Mayoral race visits UA campus
By: James Baker
The mayoral forum Wednesday in the Arkansas Union showed universal agreement among the four candidates present on the necessity for student involvement in the local community and environmental development.
However, tensions between candidate Lionel Jordan and incumbent Dan Coody continued to simmer.
With candidates Steve Clark and Walt Eilers wedged between them, Jordan and Coody sparred over Jordan's proposal to bring town hall meetings to Fayetteville to let students and residents become involved in city governance.
Students "are just as much a part of this town as anyone else," Jordan said. "People want to be informed and are tired of surprises."
Jordan also referred to the city's wastewater treatment project that ran $60 million over budget and was completed three years later than previously scheduled.
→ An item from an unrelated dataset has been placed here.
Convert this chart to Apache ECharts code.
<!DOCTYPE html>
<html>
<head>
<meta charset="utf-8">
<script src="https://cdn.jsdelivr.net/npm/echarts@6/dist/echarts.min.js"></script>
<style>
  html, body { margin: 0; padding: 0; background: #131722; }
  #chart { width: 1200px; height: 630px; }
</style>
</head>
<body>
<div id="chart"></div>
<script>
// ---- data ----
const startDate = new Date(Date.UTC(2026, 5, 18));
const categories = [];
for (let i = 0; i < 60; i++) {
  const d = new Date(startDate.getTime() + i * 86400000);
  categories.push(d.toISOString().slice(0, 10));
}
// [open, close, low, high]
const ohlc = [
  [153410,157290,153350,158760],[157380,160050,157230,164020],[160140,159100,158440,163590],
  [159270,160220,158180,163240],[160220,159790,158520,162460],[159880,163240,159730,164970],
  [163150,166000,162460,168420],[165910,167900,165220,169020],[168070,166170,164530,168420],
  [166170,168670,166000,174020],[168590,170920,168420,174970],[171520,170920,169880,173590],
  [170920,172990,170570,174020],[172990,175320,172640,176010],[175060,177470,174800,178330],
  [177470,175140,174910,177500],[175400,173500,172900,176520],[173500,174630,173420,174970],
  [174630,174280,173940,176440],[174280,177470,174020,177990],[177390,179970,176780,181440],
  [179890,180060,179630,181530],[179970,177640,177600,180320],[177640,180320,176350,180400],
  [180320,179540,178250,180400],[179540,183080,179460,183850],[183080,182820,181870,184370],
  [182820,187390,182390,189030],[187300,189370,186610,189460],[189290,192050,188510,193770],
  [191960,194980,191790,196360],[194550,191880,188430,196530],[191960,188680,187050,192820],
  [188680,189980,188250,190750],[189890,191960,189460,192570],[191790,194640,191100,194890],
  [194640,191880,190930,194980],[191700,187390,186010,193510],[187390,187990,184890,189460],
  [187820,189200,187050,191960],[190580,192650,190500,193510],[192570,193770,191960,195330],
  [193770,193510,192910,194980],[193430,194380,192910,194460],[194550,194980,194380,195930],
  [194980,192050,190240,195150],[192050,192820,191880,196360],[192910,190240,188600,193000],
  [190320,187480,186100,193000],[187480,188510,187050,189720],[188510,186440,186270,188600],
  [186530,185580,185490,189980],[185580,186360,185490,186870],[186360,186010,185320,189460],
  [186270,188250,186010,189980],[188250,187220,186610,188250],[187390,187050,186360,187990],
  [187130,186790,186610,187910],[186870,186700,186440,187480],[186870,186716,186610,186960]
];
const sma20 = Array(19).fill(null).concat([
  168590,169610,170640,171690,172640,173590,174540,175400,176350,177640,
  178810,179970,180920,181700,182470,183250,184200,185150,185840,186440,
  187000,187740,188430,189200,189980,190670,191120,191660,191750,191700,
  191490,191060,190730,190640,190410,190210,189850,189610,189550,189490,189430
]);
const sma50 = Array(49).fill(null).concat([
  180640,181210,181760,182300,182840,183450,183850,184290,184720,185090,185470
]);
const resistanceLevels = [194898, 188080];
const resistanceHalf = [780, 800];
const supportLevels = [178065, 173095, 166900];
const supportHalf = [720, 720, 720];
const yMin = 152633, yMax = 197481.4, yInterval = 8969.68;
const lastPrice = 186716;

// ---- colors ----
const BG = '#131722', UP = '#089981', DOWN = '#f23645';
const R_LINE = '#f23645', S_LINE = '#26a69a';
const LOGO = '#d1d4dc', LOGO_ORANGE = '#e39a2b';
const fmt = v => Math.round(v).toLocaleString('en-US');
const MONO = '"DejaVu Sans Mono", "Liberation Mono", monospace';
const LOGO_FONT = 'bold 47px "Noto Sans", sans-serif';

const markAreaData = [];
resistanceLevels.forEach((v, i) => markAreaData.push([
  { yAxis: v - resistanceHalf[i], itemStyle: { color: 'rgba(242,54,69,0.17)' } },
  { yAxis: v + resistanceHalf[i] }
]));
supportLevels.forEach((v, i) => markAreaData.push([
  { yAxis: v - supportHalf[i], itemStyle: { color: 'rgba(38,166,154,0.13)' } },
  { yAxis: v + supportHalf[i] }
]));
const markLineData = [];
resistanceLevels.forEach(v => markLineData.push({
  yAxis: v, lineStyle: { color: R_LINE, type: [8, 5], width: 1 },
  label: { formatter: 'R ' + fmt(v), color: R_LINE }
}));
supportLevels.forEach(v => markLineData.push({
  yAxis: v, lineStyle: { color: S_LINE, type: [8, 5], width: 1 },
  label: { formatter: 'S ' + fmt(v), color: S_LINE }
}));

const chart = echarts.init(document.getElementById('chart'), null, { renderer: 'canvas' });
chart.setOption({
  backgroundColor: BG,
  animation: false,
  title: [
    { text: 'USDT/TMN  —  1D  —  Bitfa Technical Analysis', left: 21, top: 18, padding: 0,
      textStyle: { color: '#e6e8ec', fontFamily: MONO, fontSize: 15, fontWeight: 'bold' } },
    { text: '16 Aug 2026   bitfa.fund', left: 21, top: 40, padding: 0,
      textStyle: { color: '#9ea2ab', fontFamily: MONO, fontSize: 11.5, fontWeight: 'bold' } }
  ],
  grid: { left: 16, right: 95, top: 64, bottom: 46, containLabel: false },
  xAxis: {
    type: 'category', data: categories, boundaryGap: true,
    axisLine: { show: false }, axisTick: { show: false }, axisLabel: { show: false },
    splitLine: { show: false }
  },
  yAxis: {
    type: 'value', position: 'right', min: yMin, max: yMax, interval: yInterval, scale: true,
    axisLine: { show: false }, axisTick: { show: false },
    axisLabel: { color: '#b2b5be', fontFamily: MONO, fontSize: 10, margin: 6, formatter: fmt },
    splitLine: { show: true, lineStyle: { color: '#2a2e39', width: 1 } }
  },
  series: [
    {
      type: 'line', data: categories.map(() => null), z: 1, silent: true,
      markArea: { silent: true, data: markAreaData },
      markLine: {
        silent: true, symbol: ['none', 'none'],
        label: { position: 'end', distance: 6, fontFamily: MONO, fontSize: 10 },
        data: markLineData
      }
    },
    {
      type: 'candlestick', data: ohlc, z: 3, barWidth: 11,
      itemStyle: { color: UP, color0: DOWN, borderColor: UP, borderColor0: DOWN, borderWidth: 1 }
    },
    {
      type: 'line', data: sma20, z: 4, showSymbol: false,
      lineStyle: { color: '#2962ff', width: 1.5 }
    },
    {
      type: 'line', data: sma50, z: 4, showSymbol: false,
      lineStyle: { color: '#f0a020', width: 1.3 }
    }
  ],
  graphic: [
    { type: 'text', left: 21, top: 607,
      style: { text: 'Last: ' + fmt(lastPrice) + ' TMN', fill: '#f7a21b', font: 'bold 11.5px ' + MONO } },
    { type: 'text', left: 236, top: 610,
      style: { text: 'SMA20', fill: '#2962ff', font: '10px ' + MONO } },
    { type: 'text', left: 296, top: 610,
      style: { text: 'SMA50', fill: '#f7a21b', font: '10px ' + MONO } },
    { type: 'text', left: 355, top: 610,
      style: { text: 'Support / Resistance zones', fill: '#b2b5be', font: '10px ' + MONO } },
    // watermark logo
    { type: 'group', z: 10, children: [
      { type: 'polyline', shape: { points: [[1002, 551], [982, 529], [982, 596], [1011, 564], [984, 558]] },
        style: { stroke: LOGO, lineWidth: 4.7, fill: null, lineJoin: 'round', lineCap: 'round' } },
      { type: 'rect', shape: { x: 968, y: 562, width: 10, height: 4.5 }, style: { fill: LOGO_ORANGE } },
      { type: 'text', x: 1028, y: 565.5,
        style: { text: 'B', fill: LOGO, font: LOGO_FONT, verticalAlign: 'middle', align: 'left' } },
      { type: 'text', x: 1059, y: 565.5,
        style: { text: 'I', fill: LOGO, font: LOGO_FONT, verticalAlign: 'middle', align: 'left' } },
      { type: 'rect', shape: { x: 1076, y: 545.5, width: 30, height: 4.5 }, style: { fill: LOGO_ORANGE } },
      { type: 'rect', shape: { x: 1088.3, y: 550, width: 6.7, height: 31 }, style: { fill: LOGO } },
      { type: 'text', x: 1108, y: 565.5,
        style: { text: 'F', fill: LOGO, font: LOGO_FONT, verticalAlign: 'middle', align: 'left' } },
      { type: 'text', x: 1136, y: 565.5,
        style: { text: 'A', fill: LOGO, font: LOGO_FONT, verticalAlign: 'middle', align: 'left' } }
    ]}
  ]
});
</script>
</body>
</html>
"Who wants to go to a meeting where nothing gets accomplished?" Coody said.
Coody, running for a third term, responded to Jordan's reference to the surprise of an extra $60 million spent on the treatment center project by mentioning Jordan's position on the city water and sewer committee, to which Jordan replied, "The buck stops with you."
Coody countered by saying the "buck stops with all of us in leadership positions."
All candidates emphasized the importance of the relationship between the city and UA students, both civically and economically, in the Associated Student Government-sponsored forum.
"We're not homogenized," Steve Clark said. "We all don't think alike, and that's a good thing."
Clark, a distinguished alumnus of the UA School of Law, said several short-term solutions should be implemented in the next term of office while others are planned out, including the addition of broadband to the city and covers for the multiple bus stop benches that currently lay bare.
"We can do that now," he said.
Clark also said that lack of preparation is responsible for the city not taking full advantage of its economic opportunities, and the next mayor needs to either "take action, or get out of the way."
Students "are the largest economic consumers in town," said Eilers, who supports putting a student representative into City Council and also mentioned the case for broadband throughout the city, including buses.
When asked what qualified him for the position, Eilers joked, "When you've been in business 42 years ... I've earned my white hair."
Eilers encouraged students to get out into the local community and volunteer, and he also said the "city of Fayetteville needs to care about the UA."
Coody emphasized the importance of bettering the town for the future, as many students "will want to come back and raise their families" in Fayetteville.
Jordan, who has worked in UA Facilities Management for 26 years, said communication between city government and small businesses must be "one on one, face to face."
Candidate and UA student Sami Sutton was unable to participate in the debate because she didn't hear about it until it was too late, and candidate Adam Fire Cat didn't show up.